Judge Asks Status of Gitmo Detainees
ABC News
Judge Asks Status of Gitmo Detainees
Bush Administration Asked What It's Doing About Two Guantanamo Detainees Cleared for Release
By PETE YOST
The Associated Press
Aug. 26, 2005 - A federal judge called on the Bush administration Thursday to explain what it was doing about two detainees who are being held at Guantanamo Bay prison camp even though the military has concluded they are not enemy combatants.
A Justice Department lawyer, Terry Henry, said the two Chinese Muslims, in custody for over 3 1/2 years, will be kept at Guantanamo until the government finds a country to send them to.
The Uighur detainees, members of a minority in their native China, fear persecution if they are returned to their homeland.
"We can continue to hold them as long as it takes," Henry told U.S. District Judge James Robertson.
The judge suggested it was not enough for the two men to be held in improved conditions in a renovated section of Guantanamo Bay that has videogames, a microwave, ice cream and a soccer field for the 10 detainees housed there.
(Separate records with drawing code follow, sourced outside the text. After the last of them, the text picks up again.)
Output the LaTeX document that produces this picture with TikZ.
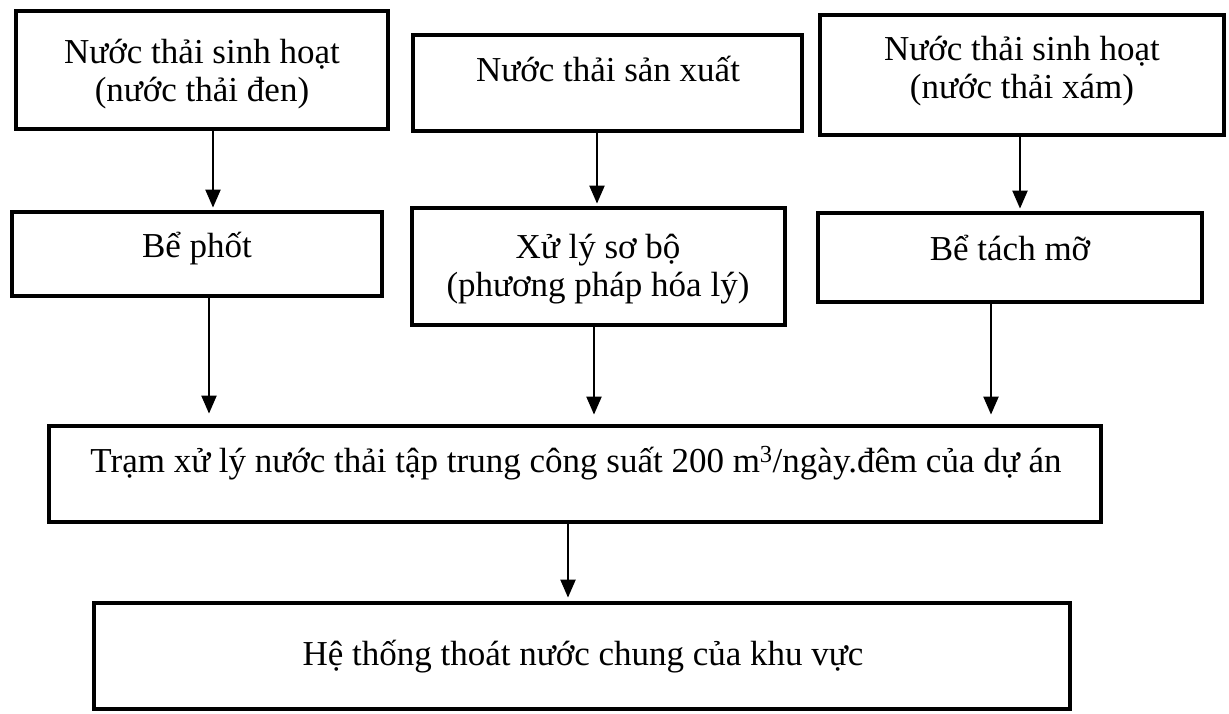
\documentclass[tikz,border=0pt]{standalone}
\usepackage{fontspec}
\setmainfont{Liberation Serif}
\usetikzlibrary{arrows.meta,fit}
\begin{document}
\begin{tikzpicture}[x=1pt,y=-1pt,
  box/.style={draw,line width=4.8pt,inner sep=0pt},
  lbl/.style={font=\fontsize{35}{38}\selectfont,align=center,inner sep=0pt,anchor=base},
  arr/.style={-{Triangle[width=15pt,length=18pt]},line width=2.2pt}]
\useasboundingbox (0,0) rectangle (1229,714);
% boxes
\node[box,fit={(16,11) (388,129)}] (b1) {};
\node[box,fit={(413,35) (802,131)}] (b2) {};
\node[box,fit={(820,15) (1224,135)}] (b3) {};
\node[box,fit={(12,212) (382,296)}] (b4) {};
\node[box,fit={(412,208) (785,325)}] (b5) {};
\node[box,fit={(818,213) (1202,302)}] (b6) {};
\node[box,fit={(49,426) (1101,522)}] (b7) {};
\node[box,fit={(94,603) (1070,709)}] (b8) {};
% texts
\node[lbl] (t1) at (202,102) {Nước thải sinh hoạt\\(nước thải đen)};
\node[lbl] (t2) at (608,82) {Nước thải sản xuất};
\node[lbl] (t3) at (1022,99) {Nước thải sinh hoạt\\(nước thải xám)};
\node[lbl] (t4) at (197,258) {Bể phốt};
\node[lbl] (t5) at (598,296) {Xử lý sơ bộ\\(phương pháp hóa lý)};
\node[lbl] (t6) at (1010,260) {Bể tách mỡ};
\node[lbl] (t7) at (576,472) {Trạm xử lý nước thải tập trung công suất 200 m\textsuperscript{3}/ngày.đêm của dự án};
\node[lbl] (t8) at (583,665) {Hệ thống thoát nước chung của khu vực};
% arrow columns
\coordinate (x1) at (213,0);
\coordinate (x2) at (597,0);
\coordinate (x3) at (1020,0);
\coordinate (x4) at (209,0);
\coordinate (x5) at (594,0);
\coordinate (x6) at (991,0);
\coordinate (x7) at (568,0);
\draw[arr,shorten >=2pt] (b1.south -| x1) -- (b4.north -| x1);
\draw[arr,shorten >=2pt] (b2.south -| x2) -- (b5.north -| x2);
\draw[arr,shorten >=2pt] (b3.south -| x3) -- (b6.north -| x3);
\draw[arr,shorten >=10pt] (b4.south -| x4) -- (b7.north -| x4);
\draw[arr,shorten >=9pt] (b5.south -| x5) -- (b7.north -| x5);
\draw[arr,shorten >=9pt] (b6.south -| x6) -- (b7.north -| x6);
\draw[arr,shorten >=3pt] (b7.south -| x7) -- (b8.north -| x7);
\end{tikzpicture}
\end{document}
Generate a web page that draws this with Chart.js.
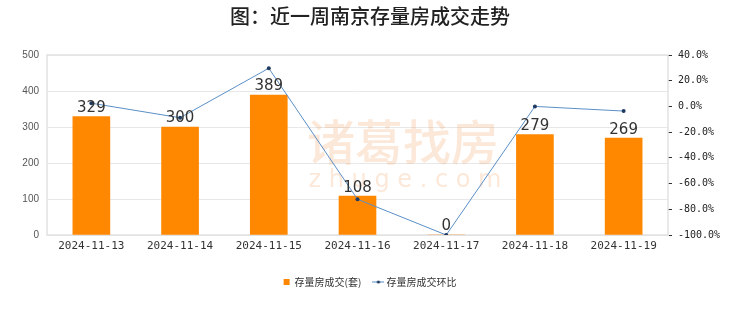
<!DOCTYPE html>
<html>
<head>
<meta charset="utf-8">
<script src="https://cdn.jsdelivr.net/npm/chart.js@4.4.0/dist/chart.umd.min.js"></script>
<style>
  html, body { margin: 0; padding: 0; background: #fff; }
  #wrap { width: 740px; height: 312px; }
</style>
</head>
<body>
<div id="wrap"><canvas id="c" width="740" height="312"></canvas></div>
<script>
var days = ['2024-11-13', '2024-11-14', '2024-11-15', '2024-11-16', '2024-11-17', '2024-11-18', '2024-11-19'];
var deals = [329, 300, 389, 108, 0, 279, 269];
var dealsChange = [2.5, -8.8, 29.7, -72.2, -100, 0, -3.6];
var leftTicks = [0, 100, 200, 300, 400, 500];
var rightTicks = [-100, -80, -60, -40, -20, 0, 20, 40];

var cjk = '"Noto Sans CJK SC", "Noto Sans", sans-serif';

// legend icon for the line series: short line with a dot
var lineIcon = document.createElement('canvas');
lineIcon.width = 12; lineIcon.height = 6;
(function () {
    var g = lineIcon.getContext('2d');
    g.strokeStyle = '#5b8fc7'; g.lineWidth = 1;
    g.beginPath(); g.moveTo(0, 3); g.lineTo(12, 3); g.stroke();
    g.fillStyle = '#1f3a5f';
    g.beginPath(); g.arc(6, 3, 1.6, 0, Math.PI * 2); g.fill();
})();

var boxPlugin = {
    id: 'box',
    beforeDatasetsDraw: function (chart) {
        var a = chart.chartArea, ctx = chart.ctx;
        ctx.save();
        // watermark
        ctx.fillStyle = 'rgba(240, 150, 80, 0.22)';
        ctx.textAlign = 'center';
        ctx.textBaseline = 'middle';
        ctx.font = '500 48px ' + cjk;
        ctx.fillText('诸葛找房', 403, 142);
        ctx.font = '24px "DejaVu Sans", sans-serif';
        ctx.fillText('z h u g e . c o m', 405, 181);
        // plot frame
        ctx.strokeStyle = '#e2e2e2';
        ctx.lineWidth = 1.5;
        ctx.strokeRect(a.left, a.top, a.right - a.left, a.bottom - a.top);
        ctx.restore();
    },
    afterDatasetsDraw: function (chart) {
        var ctx = chart.ctx;
        var meta = chart.getDatasetMeta(0);
        ctx.save();
        ctx.fillStyle = '#333';
        ctx.font = '15px "DejaVu Sans", sans-serif';
        ctx.textAlign = 'center';
        ctx.textBaseline = 'bottom';
        meta.data.forEach(function (bar, i) {
            ctx.fillText(String(deals[i]), bar.x, bar.y - 1);
        });
        ctx.restore();
    }
};

var ctx = document.getElementById('c').getContext('2d');
var chart = new Chart(ctx, {
    data: {
        labels: days,
        datasets: [{
            type: 'bar',
            label: '存量房成交(套)',
            data: deals,
            backgroundColor: '#ff8800',
            barThickness: 37,
            yAxisID: 'y',
            order: 2
        }, {
            type: 'line',
            label: '存量房成交环比',
            data: dealsChange,
            borderColor: '#5b8fc7',
            borderWidth: 1,
            pointRadius: 2,
            pointBackgroundColor: '#1f3a5f',
            pointBorderColor: '#1f3a5f',
            pointBorderWidth: 0,
            tension: 0,
            yAxisID: 'y1',
            order: 1
        }]
    },
    options: {
        responsive: false,
        animation: false,
        devicePixelRatio: 1,
        layout: { padding: { left: 0, right: 0, top: 0, bottom: 15 } },
        plugins: {
            title: {
                display: true,
                text: '图：近一周南京存量房成交走势',
                color: '#222',
                font: { family: cjk, size: 20, weight: '500' },
                padding: { top: 4, bottom: 27 }
            },
            legend: {
                position: 'bottom',
                labels: {
                    usePointStyle: true,
                    boxWidth: 6,
                    boxHeight: 6,
                    padding: 14,
                    color: '#333',
                    font: { family: cjk, size: 10 },
                    sort: function (a, b) { return a.datasetIndex - b.datasetIndex; },
                    generateLabels: function (c) {
                        var items = Chart.defaults.plugins.legend.labels.generateLabels(c);
                        items.forEach(function (it) {
                            if (it.datasetIndex === 0) {
                                it.pointStyle = 'rect';
                                it.fillStyle = '#ff8800';
                                it.strokeStyle = '#ff8800';
                            } else {
                                it.pointStyle = lineIcon;
                            }
                        });
                        return items;
                    }
                }
            },
            tooltip: { enabled: false }
        },
        scales: {
            x: {
                grid: { display: false, drawTicks: false },
                border: { color: '#e2e2e2' },
                ticks: {
                    color: '#333',
                    padding: 5,
                    font: { family: '"DejaVu Sans Mono", monospace', size: 11 },
                    maxRotation: 0
                },
                afterFit: function (s) { s.height = 28; }
            },
            y: {
                position: 'left',
                min: leftTicks[0],
                max: leftTicks[leftTicks.length - 1],
                afterBuildTicks: function (s) { s.ticks = leftTicks.map(function (v) { return { value: v }; }); },
                grid: { color: '#e8e8e8', drawTicks: false },
                border: { display: false },
                ticks: {
                    color: '#555',
                    padding: 8,
                    font: { family: '"Liberation Sans", sans-serif', size: 10 }
                },
                afterFit: function (s) { s.width = 47; }
            },
            y1: {
                position: 'right',
                min: -100,
                max: 40,
                ticks: {
                    stepSize: 10,
                    color: '#222',
                    padding: 6,
                    font: { family: '"DejaVu Sans Mono", monospace', size: 10 },
                    callback: function (v) {
                        return rightTicks.indexOf(v) >= 0 ? v.toFixed(1) + '%' : '';
                    }
                },
                grid: { drawOnChartArea: false, drawTicks: true, tickLength: 4, color: '#333', offset: false },
                border: { display: false },
                afterFit: function (s) { s.width = 72; }
            }
        }
    },
    plugins: [boxPlugin]
});
</script>
</body>
</html>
All have been found not to be enemy combatants.
The 10 are "free to roam 24/7" at Camp Iguana in Guantanamo Bay, Henry told the judge.
The "big picture" is that the two have already been held for nearly six months after being found not to be enemy combatants, Robertson responded.
A'Del Abdu Al-Hakim and Abu Baker Qassim were captured in Pakistan as they fled a Taliban military training camp near Tora Bora, Afghanistan in 2001. They say they are deeply opposed to the government of China and have no animosity toward the United States.
Hakim has said representatives of the Chinese government tried to interrogate him at Guantanamo Bay, telling him that he was lucky the Pakistanis had turned him over to the Americans rather than the Chinese.
The U.S. government has said it has been unable to find a country that will accept the Uighurs. The judge went into a closed-door session so that the federal attorney could describe the diplomatic efforts the United States has undertaken to place the prisoners.
Sabin Willett, a lawyer for the two, is asking the judge to embark on a legal path that could result in the prisoners' interim release into the United States. A family in the Maryland suburbs of Washington, D.C., has offered to take them in.
Robertson took no immediate action on Willett's request.